Return each line of the data below exactly, omitting any pictures.
--- START Provided data ---
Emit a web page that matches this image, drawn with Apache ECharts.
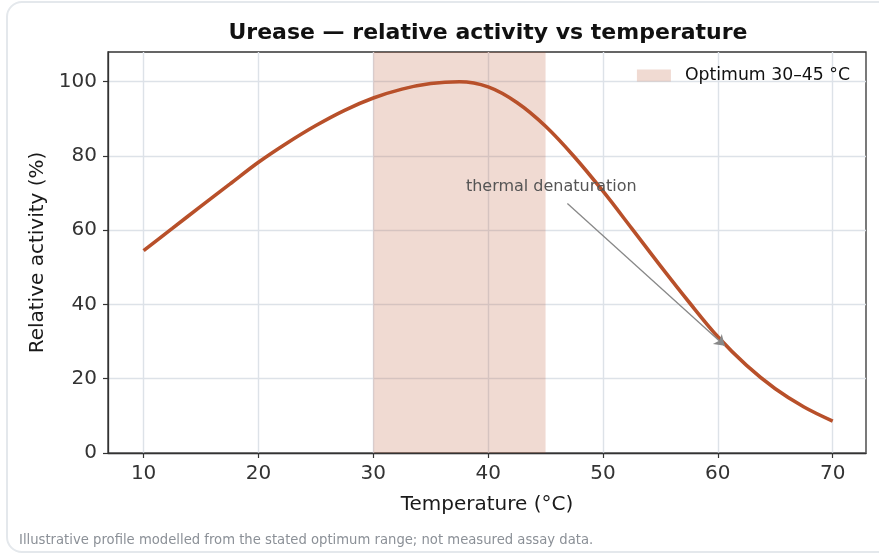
<!DOCTYPE html>
<html>
<head>
<meta charset="utf-8">
<script src="https://cdn.jsdelivr.net/npm/echarts@6/dist/echarts.min.js"></script>
<style>
html,body{margin:0;padding:0;background:#fff;width:879px;height:555px;overflow:hidden;}
#card{position:absolute;left:6px;top:1px;width:900px;height:552px;border:2px solid #e4e8ec;border-radius:16px;box-sizing:border-box;background:#fff;}
#chart{position:absolute;left:0;top:0;width:879px;height:555px;}
</style>
</head>
<body>
<div id="card"></div>
<div id="chart"></div>
<script>
// Data
const temperature = [10, 12.5, 15, 17.5, 20, 22.5, 25, 27.5, 30, 32.5, 35, 37.5, 40, 42.5, 45, 47.5, 50, 52.5, 55, 57.5, 60, 62.5, 65, 67.5, 70];
const activity    = [54.5, 60.5, 66.5, 72.4, 78.3, 83.5, 88.2, 92.3, 95.6, 98.0, 99.5, 100.0, 98.6, 94.4, 88.0, 79.8, 70.5, 60.5, 50.4, 40.6, 31.3, 23.6, 17.3, 12.4, 8.6];
const xTicks = [10, 20, 30, 40, 50, 60, 70];
const yTicks = [0, 20, 40, 60, 80, 100];
const optimumRange = [30, 45];
const optimumName = 'Optimum 30\u201345 \u00b0C';
const annotationText = 'thermal denaturation';

const lineColor = '#b8502a';
const bandColor = 'rgba(183,80,42,0.21)';
const font = 'DejaVu Sans';

const chart = echarts.init(document.getElementById('chart'), null, {renderer: 'canvas'});
const option = {
  backgroundColor: 'transparent',
  animation: false,
  textStyle: {fontFamily: font},
  grid: {left: 108, right: 13, top: 52, bottom: 102, show: true, borderColor: '#333', borderWidth: 1.3, backgroundColor: 'transparent'},
  graphic: [
    {type: 'text', x: 488, y: 33, style: {text: 'Urease \u2014 relative activity vs temperature', font: 'bold 22px "DejaVu Sans"', fill: '#111', textAlign: 'center', textVerticalAlign: 'middle'}},
    {type: 'text', x: 19, y: 541, style: {text: 'Illustrative profile modelled from the stated optimum range; not measured assay data.', font: '13.2px "DejaVu Sans"', fill: '#8b9097', textAlign: 'left', textVerticalAlign: 'middle'}}
  ],
  legend: {
    data: [optimumName],
    right: 24, top: 62,
    icon: 'rect', itemWidth: 34, itemHeight: 12,
    textStyle: {fontFamily: font, fontSize: 17.3, color: '#111', padding: [0, 0, 0, 9]},
    selectedMode: false
  },
  xAxis: {
    type: 'value', min: 6.9, max: 72.9,
    name: 'Temperature (\u00b0C)', nameLocation: 'middle', nameGap: 42,
    nameTextStyle: {fontFamily: font, fontSize: 20, color: '#1a1a1a'},
    axisLine: {show: true, onZero: false, lineStyle: {color: '#333', width: 1.3}},
    axisTick: {show: true, length: 5, customValues: xTicks, lineStyle: {color: '#333', width: 1.2}},
    axisLabel: {customValues: xTicks, fontFamily: font, fontSize: 20, color: '#333', margin: 11},
    splitLine: {show: true, lineStyle: {color: '#dde2e8', width: 1.4}}
  },
  yAxis: {
    type: 'value', min: 0, max: 108,
    name: 'Relative activity (%)', nameLocation: 'middle', nameGap: 55,
    nameTextStyle: {fontFamily: font, fontSize: 20, color: '#1a1a1a'},
    axisLine: {show: true, lineStyle: {color: '#333', width: 1.3}},
    axisTick: {show: true, length: 5, customValues: yTicks, lineStyle: {color: '#333', width: 1.2}},
    axisLabel: {customValues: yTicks, fontFamily: font, fontSize: 20, color: '#333', margin: 11},
    splitLine: {show: true, lineStyle: {color: '#dde2e8', width: 1.4}}
  },
  series: [
    {
      name: optimumName, type: 'line', data: [], z: 1,
      itemStyle: {color: bandColor}, lineStyle: {color: bandColor},
      markArea: {silent: true, itemStyle: {color: bandColor}, label: {show: false},
        data: [[{xAxis: optimumRange[0]}, {xAxis: optimumRange[1]}]]}
    },
    {
      name: 'activity', type: 'line', z: 3,
      data: temperature.map((t, i) => [t, activity[i]]),
      smooth: 0.35, showSymbol: false, symbol: 'none',
      lineStyle: {color: lineColor, width: 3.6},
      itemStyle: {color: lineColor},
      markLine: {
        silent: true, symbol: ['none', 'arrow'], symbolSize: 10, z: 5,
        label: {show: false},
        lineStyle: {color: '#888', width: 1.3, type: 'solid'},
        data: [[{coord: [46.9, 67.2]}, {coord: [60.6, 28.9]}]]
      },
      markPoint: {
        silent: true, symbol: 'circle', symbolSize: 0,
        label: {show: true, position: 'inside', formatter: annotationText, fontFamily: font, fontSize: 16, color: '#555'},
        data: [{coord: [45.5, 71.6]}]
      }
    }
  ]
};
chart.setOption(option);
</script>
</body>
</html>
--- END Provided data ---
→ Reply to the exercise:
Emit a web page that matches this image, drawn with Apache ECharts.
<!DOCTYPE html>
<html>
<head>
<meta charset="utf-8">
<script src="https://cdn.jsdelivr.net/npm/echarts@6/dist/echarts.min.js"></script>
<style>
html,body{margin:0;padding:0;background:#fff;width:879px;height:555px;overflow:hidden;}
#card{position:absolute;left:6px;top:1px;width:900px;height:552px;border:2px solid #e4e8ec;border-radius:16px;box-sizing:border-box;background:#fff;}
#chart{position:absolute;left:0;top:0;width:879px;height:555px;}
</style>
</head>
<body>
<div id="card"></div>
<div id="chart"></div>
<script>
// Data
const temperature = [10, 12.5, 15, 17.5, 20, 22.5, 25, 27.5, 30, 32.5, 35, 37.5, 40, 42.5, 45, 47.5, 50, 52.5, 55, 57.5, 60, 62.5, 65, 67.5, 70];
const activity    = [54.5, 60.5, 66.5, 72.4, 78.3, 83.5, 88.2, 92.3, 95.6, 98.0, 99.5, 100.0, 98.6, 94.4, 88.0, 79.8, 70.5, 60.5, 50.4, 40.6, 31.3, 23.6, 17.3, 12.4, 8.6];
const xTicks = [10, 20, 30, 40, 50, 60, 70];
const yTicks = [0, 20, 40, 60, 80, 100];
const optimumRange = [30, 45];
const optimumName = 'Optimum 30\u201345 \u00b0C';
const annotationText = 'thermal denaturation';

const lineColor = '#b8502a';
const bandColor = 'rgba(183,80,42,0.21)';
const font = 'DejaVu Sans';

const chart = echarts.init(document.getElementById('chart'), null, {renderer: 'canvas'});
const option = {
  backgroundColor: 'transparent',
  animation: false,
  textStyle: {fontFamily: font},
  grid: {left: 108, right: 13, top: 52, bottom: 102, show: true, borderColor: '#333', borderWidth: 1.3, backgroundColor: 'transparent'},
  graphic: [
    {type: 'text', x: 488, y: 33, style: {text: 'Urease \u2014 relative activity vs temperature', font: 'bold 22px "DejaVu Sans"', fill: '#111', textAlign: 'center', textVerticalAlign: 'middle'}},
    {type: 'text', x: 19, y: 541, style: {text: 'Illustrative profile modelled from the stated optimum range; not measured assay data.', font: '13.2px "DejaVu Sans"', fill: '#8b9097', textAlign: 'left', textVerticalAlign: 'middle'}}
  ],
  legend: {
    data: [optimumName],
    right: 24, top: 62,
    icon: 'rect', itemWidth: 34, itemHeight: 12,
    textStyle: {fontFamily: font, fontSize: 17.3, color: '#111', padding: [0, 0, 0, 9]},
    selectedMode: false
  },
  xAxis: {
    type: 'value', min: 6.9, max: 72.9,
    name: 'Temperature (\u00b0C)', nameLocation: 'middle', nameGap: 42,
    nameTextStyle: {fontFamily: font, fontSize: 20, color: '#1a1a1a'},
    axisLine: {show: true, onZero: false, lineStyle: {color: '#333', width: 1.3}},
    axisTick: {show: true, length: 5, customValues: xTicks, lineStyle: {color: '#333', width: 1.2}},
    axisLabel: {customValues: xTicks, fontFamily: font, fontSize: 20, color: '#333', margin: 11},
    splitLine: {show: true, lineStyle: {color: '#dde2e8', width: 1.4}}
  },
  yAxis: {
    type: 'value', min: 0, max: 108,
    name: 'Relative activity (%)', nameLocation: 'middle', nameGap: 55,
    nameTextStyle: {fontFamily: font, fontSize: 20, color: '#1a1a1a'},
    axisLine: {show: true, lineStyle: {color: '#333', width: 1.3}},
    axisTick: {show: true, length: 5, customValues: yTicks, lineStyle: {color: '#333', width: 1.2}},
    axisLabel: {customValues: yTicks, fontFamily: font, fontSize: 20, color: '#333', margin: 11},
    splitLine: {show: true, lineStyle: {color: '#dde2e8', width: 1.4}}
  },
  series: [
    {
      name: optimumName, type: 'line', data: [], z: 1,
      itemStyle: {color: bandColor}, lineStyle: {color: bandColor},
      markArea: {silent: true, itemStyle: {color: bandColor}, label: {show: false},
        data: [[{xAxis: optimumRange[0]}, {xAxis: optimumRange[1]}]]}
    },
    {
      name: 'activity', type: 'line', z: 3,
      data: temperature.map((t, i) => [t, activity[i]]),
      smooth: 0.35, showSymbol: false, symbol: 'none',
      lineStyle: {color: lineColor, width: 3.6},
      itemStyle: {color: lineColor},
      markLine: {
        silent: true, symbol: ['none', 'arrow'], symbolSize: 10, z: 5,
        label: {show: false},
        lineStyle: {color: '#888', width: 1.3, type: 'solid'},
        data: [[{coord: [46.9, 67.2]}, {coord: [60.6, 28.9]}]]
      },
      markPoint: {
        silent: true, symbol: 'circle', symbolSize: 0,
        label: {show: true, position: 'inside', formatter: annotationText, fontFamily: font, fontSize: 16, color: '#555'},
        data: [{coord: [45.5, 71.6]}]
      }
    }
  ]
};
chart.setOption(option);
</script>
</body>
</html>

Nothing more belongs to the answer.